Adapting Large Language Models by Integrating Collaborative Semantics for Recommendation

Recently, large language models (LLMs) have shown great potential in recommender systems, either improving existing recommendation models or serving as the backbone. However, there exists a large semantic gap between LLMs and recommender systems, since items to be recommended are often indexed by discrete identifiers (item ID) out of the LLM's vocabulary. In essence, LLMs capture language semantics while recommender systems imply collaborative semantics, making it difficult to sufficiently leverage the model capacity of LLMs for recommendation. To address this challenge, in this paper, we propose a new LLM-based recommendation model called LC-Rec, which can better integrate language and collaborative semantics for recommender systems. Our approach can directly generate items from the entire item set for recommendation, without relying on candidate items. Specifically, we make two major contributions in our approach. For item indexing, we design a learning-based vector quantization method with uniform semantic mapping, which can assign meaningful and non-conflicting IDs (called item indices) for items. For alignment tuning, we propose a series of specially designed tuning tasks to enhance the integration of collaborative semantics in LLMs. Our fine-tuning tasks enforce LLMs to deeply integrate language and collaborative semantics (characterized by the learned item indices), so as to achieve an effective adaptation to recommender systems. Extensive experiments demonstrate the effectiveness of our method, showing that our approach can outperform a number of competitive baselines including traditional recommenders and existing LLM-based recommenders. Our code is available at https://github.com/RUCAIBox/LC-Rec/.
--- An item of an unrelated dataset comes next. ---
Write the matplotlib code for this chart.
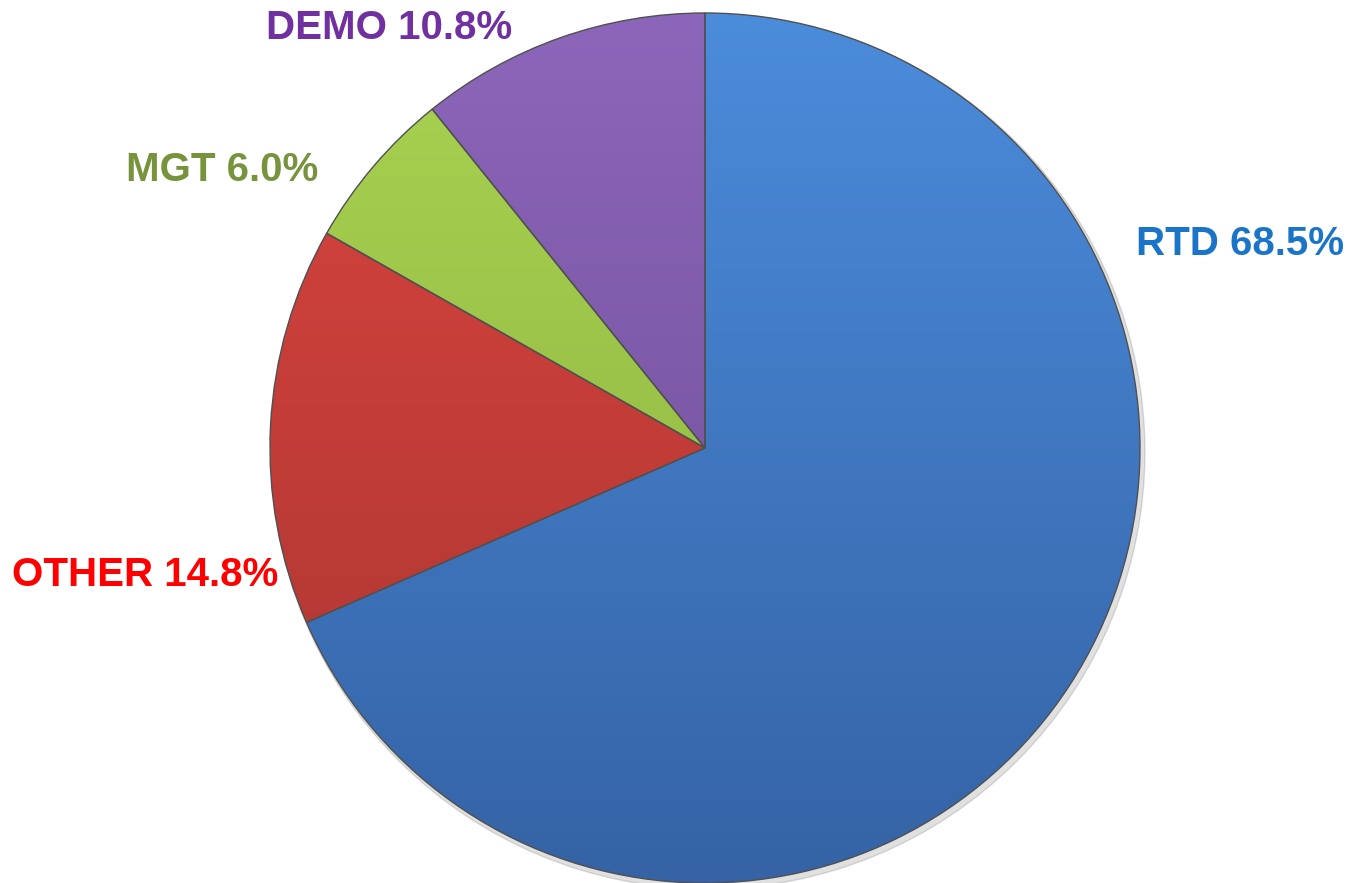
import numpy as np
import matplotlib.pyplot as plt
from matplotlib.colors import LinearSegmentedColormap

# Share of activity by category
categories = ['RTD', 'OTHER', 'MGT', 'DEMO']
shares = [68.5, 14.8, 6.0, 10.8]

# wedge gradient (top, bottom) and label colours
wedge_top = ['#4b8cdb', '#db453f', '#a9d351', '#8c66ba']
wedge_bottom = ['#3563a5', '#a83431', '#8aae3f', '#6c4b94']
label_colors = ['#1a75c9', '#ff0000', '#77933c', '#7030a0']
label_pos = [(1240, 244), (145, 575), (222, 170), (389, 28)]

W, H = 1352, 883
cx, cy, r = 705, 448, 435

fig = plt.figure(figsize=(W / 100, H / 100), dpi=100)
ax = fig.add_axes([0, 0, 1, 1])

# soft shadow behind the pie
shadow = plt.Circle((cx + 3, cy + 4), r + 2, color='#000000', alpha=0.12, zorder=0)
ax.add_patch(shadow)

# y axis is flipped (pixel coords), so counterclock in data = clockwise on screen
wedges, _ = ax.pie(shares, startangle=-90, counterclock=True,
                   center=(cx, cy), radius=r, frame=True,
                   wedgeprops=dict(linewidth=1.0, edgecolor='#505050'))

grad = np.linspace(0, 1, 256).reshape(-1, 1)
for w, top, bot in zip(wedges, wedge_top, wedge_bottom):
    w.set_facecolor('none')
    w.set_zorder(3)
    cmap = LinearSegmentedColormap.from_list('g', [top, bot])
    im = ax.imshow(grad, cmap=cmap, extent=(cx - r, cx + r, cy + r, cy - r),
                   aspect='auto', zorder=2)
    im.set_clip_path(w)

ax.set_xlim(0, W)
ax.set_ylim(H, 0)
ax.set_aspect('equal')
ax.axis('off')

for name, val, col, (x, y) in zip(categories, shares, label_colors, label_pos):
    ax.text(x, y, f'{name} {val:.1f}%', color=col, fontsize=29,
            fontweight='bold', family='Liberation Sans',
            ha='center', va='center')

fig.savefig('out.png', dpi=100)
翻译：近期，大型语言模型在推荐系统中展现出巨大潜力，既可用于改进现有推荐模型，也可作为核心架构。然而，由于待推荐物品通常以离散标识符（物品ID）进行索引且不在大语言模型的词汇表中，两者之间存在显著的语义鸿沟。本质上，大语言模型捕捉的是语言语义，而推荐系统隐含的是协作语义，这使得难以充分运用大语言模型的模型能力进行推荐。为解决这一难题，本文提出了一种新型基于大语言模型的推荐模型——LC-Rec，该模型能够更有效地融合语言语义与协作语义。我们的方法可直接从完整物品集合中生成推荐结果，无需依赖候选物品。具体而言，本方法包含两大核心贡献：在物品索引方面，我们设计了基于学习的矢量量化方法，采用统一语义映射机制，可为物品赋予具有语义且无冲突的标识符（称为物品索引）；在对齐微调方面，我们提出了一系列专门设计的微调任务，以增强大语言模型对协作语义的整合能力。这些微调任务强制大语言模型深度融合语言语义与（通过所学物品索引表征的）协作语义，从而实现对推荐系统的有效适配。大量实验证明了我们方法的有效性，表明该方法可超越包括传统推荐模型和现有基于大语言模型的推荐模型在内的多个强基线方法。我们的代码已开源至 https://github.com/RUCAIBox/LC-Rec/。